You might think that our Customer Hall of Fame bears names of our favorite customers. You would be very wrong. The Customer Hall of Fame contains names of customers from Hell. In twenty years, only eight names have been voted in because it is not easy to be elected into the Customer Hall of Fame. The vote must be unanimous among the office staff and the electee must have made each staff member furious on multiple occasions (though the staff member could never show it).
The Customer Hall of Fame election procedure is a very sacred ceremony- even more so than the Tribal Council on Survivor.
The Customer Hall of Fame plaque used to hang in the hallway just outside the office among the many photos sent in by you, the good customers. It was moved several years ago when someone who was visiting our factory asked why their name was posted on the wall.
But I digress.
It all begins when this particular customer phones our 800 number (at our expense) and reguests a FREE catalog (which we paid to have printed) and we mail it to him first class (another $1.00) and he receives it and apparently reads it and then sits down to a very old Underwood and writes us a letter. This is an actual scan of the first few paragraphs. The black slash mark in the 2nd paragraph was probably the result of some involuntary muscle spasm I experienced while reading.
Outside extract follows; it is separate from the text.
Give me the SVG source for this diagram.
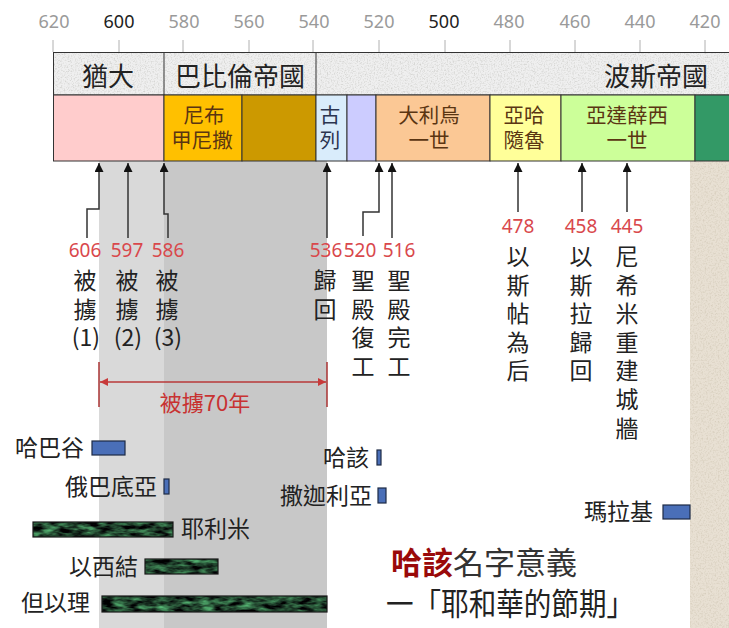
<svg xmlns="http://www.w3.org/2000/svg" width="729" height="628" viewBox="0 0 729 628">
<style>
text{font-family:'Noto Sans CJK TC','Noto Sans',sans-serif;}
.ax{font-family:'Noto Sans',sans-serif;font-size:18px;fill:#9a9a9a;text-anchor:middle;}
.axb{fill:#222;}
.tick{stroke:#b0b0b0;stroke-width:1;}
.h1{font-size:26px;fill:#222;}
.cell{stroke:#333;stroke-width:1;}
.ct{font-size:20.5px;fill:#5a3512;text-anchor:middle;}
.yr{font-family:'Noto Sans',sans-serif;font-size:19px;fill:#d9484c;text-anchor:middle;}
.vt{font-size:23px;fill:#222;text-anchor:middle;}
.lbl{font-size:23px;fill:#222;}
.ln{fill:none;stroke:#333;stroke-width:1.5;}
.blue{fill:#4a6fb8;stroke:#1d2a45;stroke-width:1.2;}
.gbar{stroke:#1a1a1a;stroke-width:1.2;}
</style>
<defs>
<marker id="ah" viewBox="0 0 10 10" refX="10" refY="5" markerUnits="userSpaceOnUse" markerWidth="9" markerHeight="9" orient="auto">
<path d="M0,0 L10,5 L0,10 z" fill="#111"/>
</marker>
<marker id="rh" viewBox="0 0 10 10" refX="10" refY="5" markerUnits="userSpaceOnUse" markerWidth="9" markerHeight="8" orient="auto-start-reverse">
<path d="M0,0 L10,5 L0,10 z" fill="#c83a3a"/>
</marker>
<filter id="speck" x="0" y="0" width="100%" height="100%" color-interpolation-filters="sRGB">
<feTurbulence type="fractalNoise" baseFrequency="0.7" numOctaves="2" seed="4" result="n"/>
<feColorMatrix in="n" type="matrix" values="0 0 0 0 0.72  0 0 0 0 0.72  0 0 0 0 0.70  1.3 0 0 0 -0.6" result="s"/>
<feComposite in="s" in2="SourceGraphic" operator="in" result="s2"/>
<feMerge><feMergeNode in="SourceGraphic"/><feMergeNode in="s2"/></feMerge>
</filter>
<filter id="speckb" x="0" y="0" width="100%" height="100%" color-interpolation-filters="sRGB">
<feTurbulence type="fractalNoise" baseFrequency="0.6" numOctaves="2" seed="9" result="n"/>
<feColorMatrix in="n" type="matrix" values="0 0 0 0 0.78  0 0 0 0 0.74  0 0 0 0 0.66  1.3 0 0 0 -0.6" result="s"/>
<feComposite in="s" in2="SourceGraphic" operator="in" result="s2"/>
<feMerge><feMergeNode in="SourceGraphic"/><feMergeNode in="s2"/></feMerge>
</filter>
<filter id="marble" x="0" y="0" width="100%" height="100%" color-interpolation-filters="sRGB">
<feTurbulence type="fractalNoise" baseFrequency="0.07 0.2" numOctaves="3" seed="7" result="n"/>
<feColorMatrix in="n" type="matrix" values="0.6 0 0 0 -0.17  1.3 0 0 0 -0.38  0.8 0 0 0 -0.22  0 0 0 0 1" result="c"/>
<feComposite in="c" in2="SourceGraphic" operator="in"/>
</filter>
</defs>

<rect x="0" y="0" width="729" height="628" fill="#ffffff"/>

<g id="background-shading">
<rect x="99" y="161" width="65" height="467" fill="#d9d9d9"/>
<rect x="164" y="161" width="163" height="467" fill="#c8c8c8"/>
<rect x="690" y="161" width="39" height="467" fill="#e8e0d3" filter="url(#speckb)"/>
</g>

<g id="axis">
<line class="tick" x1="53" y1="40" x2="53" y2="52"/>
<line class="tick" x1="119" y1="40" x2="119" y2="52"/>
<line class="tick" x1="183" y1="40" x2="183" y2="52"/>
<line class="tick" x1="249" y1="40" x2="249" y2="52"/>
<line class="tick" x1="313" y1="40" x2="313" y2="52"/>
<line class="tick" x1="379" y1="40" x2="379" y2="52"/>
<line class="tick" x1="445" y1="40" x2="445" y2="52"/>
<line class="tick" x1="510" y1="40" x2="510" y2="52"/>
<line class="tick" x1="575" y1="40" x2="575" y2="52"/>
<line class="tick" x1="640" y1="40" x2="640" y2="52"/>
<line class="tick" x1="705" y1="40" x2="705" y2="52"/>
<text class="ax" x="54" y="28">620</text>
<text class="ax axb" x="119" y="28">600</text>
<text class="ax" x="184" y="28">580</text>
<text class="ax" x="249" y="28">560</text>
<text class="ax" x="314" y="28">540</text>
<text class="ax" x="379" y="28">520</text>
<text class="ax axb" x="444" y="28">500</text>
<text class="ax" x="509" y="28">480</text>
<text class="ax" x="575" y="28">460</text>
<text class="ax" x="640" y="28">440</text>
<text class="ax" x="705" y="28">420</text>
</g>

<g id="empires">
<rect x="53.5" y="52.5" width="680" height="42.5" fill="#efefef" filter="url(#speck)"/>
<rect class="cell" x="53.5" y="52.5" width="680" height="42.5" fill="none"/>
<line class="cell" x1="164" y1="52.5" x2="164" y2="95"/>
<line class="cell" x1="316" y1="52.5" x2="316" y2="95"/>
<text class="h1" x="108" y="86" text-anchor="middle">猶大</text>
<text class="h1" x="240" y="86" text-anchor="middle">巴比倫帝國</text>
<text class="h1" x="708" y="86" text-anchor="end">波斯帝國</text>
</g>

<g id="rulers">
<rect class="cell" x="53.5" y="95" width="110.5" height="66" fill="#ffcccc"/>
<rect class="cell" x="164" y="95" width="78" height="66" fill="#ffc000"/>
<rect class="cell" x="242" y="95" width="74" height="66" fill="#cc9900"/>
<rect class="cell" x="316" y="95" width="31" height="66" fill="#d9ecfb"/>
<rect class="cell" x="347" y="95" width="29" height="66" fill="#ccccff"/>
<rect class="cell" x="376" y="95" width="114" height="66" fill="#fbc895"/>
<rect class="cell" x="490" y="95" width="71" height="66" fill="#ffff99"/>
<rect class="cell" x="561" y="95" width="134" height="66" fill="#ccff99"/>
<rect class="cell" x="695" y="95" width="40" height="66" fill="#339966"/>
<text class="ct" x="204" y="123">尼布<tspan x="202" y="148">甲尼撒</tspan></text>
<text class="ct" x="330" y="123" style="fill:#2b3550">古<tspan x="330" y="148">列</tspan></text>
<text class="ct" x="429" y="123">大利烏<tspan x="429" y="148">一世</tspan></text>
<text class="ct" x="524" y="123">亞哈<tspan x="524" y="148">隨魯</tspan></text>
<text class="ct" x="627" y="123">亞達薛西<tspan x="627" y="148">一世</tspan></text>
</g>

<g id="connectors">
<path class="ln" d="M87,238 V209 H99 V163" marker-end="url(#ah)"/>
<path class="ln" d="M128,238 V163" marker-end="url(#ah)"/>
<path class="ln" d="M168,238 V214 H164 V163" marker-end="url(#ah)"/>
<path class="ln" d="M327,238 V163" marker-end="url(#ah)"/>
<path class="ln" d="M363,236 V212 H379 V163" marker-end="url(#ah)"/>
<path class="ln" d="M392,238 V163" marker-end="url(#ah)"/>
<path class="ln" d="M518,212 V163" marker-end="url(#ah)"/>
<path class="ln" d="M582,212 V163" marker-end="url(#ah)"/>
<path class="ln" d="M627,212 V163" marker-end="url(#ah)"/>
</g>

<g id="event-606">
<text class="yr" x="85" y="257">606</text>
<text class="vt" x="85" y="289">被<tspan x="85" dy="28.6">擄</tspan><tspan x="86" dy="28.6">(1)</tspan></text>
</g>
<g id="event-597">
<text class="yr" x="127" y="257">597</text>
<text class="vt" x="127" y="289">被<tspan x="127" dy="28.6">擄</tspan><tspan x="128" dy="28.6">(2)</tspan></text>
</g>
<g id="event-586">
<text class="yr" x="168" y="257">586</text>
<text class="vt" x="167" y="289">被<tspan x="167" dy="28.6">擄</tspan><tspan x="168" dy="28.6">(3)</tspan></text>
</g>
<g id="event-536">
<text class="yr" x="326" y="257">536</text>
<text class="vt" x="325" y="289">歸<tspan x="325" dy="28.6">回</tspan></text>
</g>
<g id="event-520">
<text class="yr" x="360" y="257">520</text>
<text class="vt" x="363" y="289">聖<tspan x="363" dy="28.6">殿</tspan><tspan x="363" dy="28.6">復</tspan><tspan x="363" dy="28.6">工</tspan></text>
</g>
<g id="event-516">
<text class="yr" x="399" y="257">516</text>
<text class="vt" x="399" y="289">聖<tspan x="399" dy="28.6">殿</tspan><tspan x="399" dy="28.6">完</tspan><tspan x="399" dy="28.6">工</tspan></text>
</g>
<g id="event-478">
<text class="yr" x="518" y="233">478</text>
<text class="vt" x="518" y="265">以<tspan x="518" dy="28.6">斯</tspan><tspan x="518" dy="28.6">帖</tspan><tspan x="518" dy="28.6">為</tspan><tspan x="518" dy="28.6">后</tspan></text>
</g>
<g id="event-458">
<text class="yr" x="581" y="233">458</text>
<text class="vt" x="581" y="265">以<tspan x="581" dy="28.6">斯</tspan><tspan x="581" dy="28.6">拉</tspan><tspan x="581" dy="28.6">歸</tspan><tspan x="581" dy="28.6">回</tspan></text>
</g>
<g id="event-445">
<text class="yr" x="627" y="233">445</text>
<text class="vt" x="627" y="265">尼<tspan x="627" dy="28.6">希</tspan><tspan x="627" dy="28.6">米</tspan><tspan x="627" dy="28.6">重</tspan><tspan x="627" dy="28.6">建</tspan><tspan x="627" dy="28.6">城</tspan><tspan x="627" dy="28.6">牆</tspan></text>
</g>

<g id="exile-70">
<line x1="99" y1="362" x2="99" y2="407" stroke="#a83232" stroke-width="1.5"/>
<line x1="327" y1="362" x2="327" y2="407" stroke="#a83232" stroke-width="1.5"/>
<line x1="100" y1="382" x2="326" y2="382" stroke="#b83838" stroke-width="1.5" marker-start="url(#rh)" marker-end="url(#rh)"/>
<text x="205" y="411" text-anchor="middle" font-size="22" fill="#c83232">被擄70年</text>
</g>

<g id="prophet-habakkuk">
<text class="lbl" x="84" y="456" text-anchor="end">哈巴谷</text>
<rect class="blue" x="92" y="441" width="33" height="14"/>
</g>
<g id="prophet-obadiah">
<text class="lbl" x="157" y="495" text-anchor="end">俄巴底亞</text>
<rect class="blue" x="164" y="479" width="5" height="15"/>
</g>
<g id="prophet-jeremiah">
<rect x="33" y="522" width="140" height="15" fill="#2a6a3c" filter="url(#marble)"/>
<rect class="gbar" x="33" y="522" width="140" height="15" fill="none"/>
<text class="lbl" x="181" y="537">耶利米</text>
</g>
<g id="prophet-ezekiel">
<text class="lbl" x="138" y="575" text-anchor="end">以西結</text>
<rect x="145" y="559" width="73" height="15" fill="#2a6a3c" filter="url(#marble)"/>
<rect class="gbar" x="145" y="559" width="73" height="15" fill="none"/>
</g>
<g id="prophet-daniel">
<text class="lbl" x="21" y="611">但以理</text>
<rect x="102" y="596" width="225" height="16" fill="#2a6a3c" filter="url(#marble)"/>
<rect class="gbar" x="102" y="596" width="225" height="16" fill="none"/>
</g>
<g id="prophet-haggai">
<text class="lbl" x="369" y="466" text-anchor="end">哈該</text>
<rect class="blue" x="377" y="450" width="4" height="15"/>
</g>
<g id="prophet-zechariah">
<text class="lbl" x="372" y="504" text-anchor="end">撒迦利亞</text>
<rect class="blue" x="378" y="488" width="8" height="15"/>
</g>
<g id="prophet-malachi">
<text class="lbl" x="653" y="520" text-anchor="end">瑪拉基</text>
<rect class="blue" x="663" y="505" width="27" height="14"/>
</g>

<g id="note">
<text x="391" y="574" font-size="31" fill="#333"><tspan fill="#9a0a0a" font-weight="bold">哈該</tspan>名字意義</text>
<text x="386" y="615" font-size="31" fill="#222" textLength="248" lengthAdjust="spacingAndGlyphs">一「耶和華的節期」</text>
</g>
</svg>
Not so bad you say? There’s more.
I’m really steamed now because the Aleut is my favorite boat to paddle, but it gets better…
I have a game I play when confronted by angry customers and the object of the game is to win the customers over and make them our friends. The challenge is quite rewarding in the end. But usually when a customer is angry with us, we have done something a bit more egregious than mail out a requested free catalog.
I gave up on this individual at the outset and my reply was not pretty. But I did want you to see why we love the remaining 99.996% of you so much!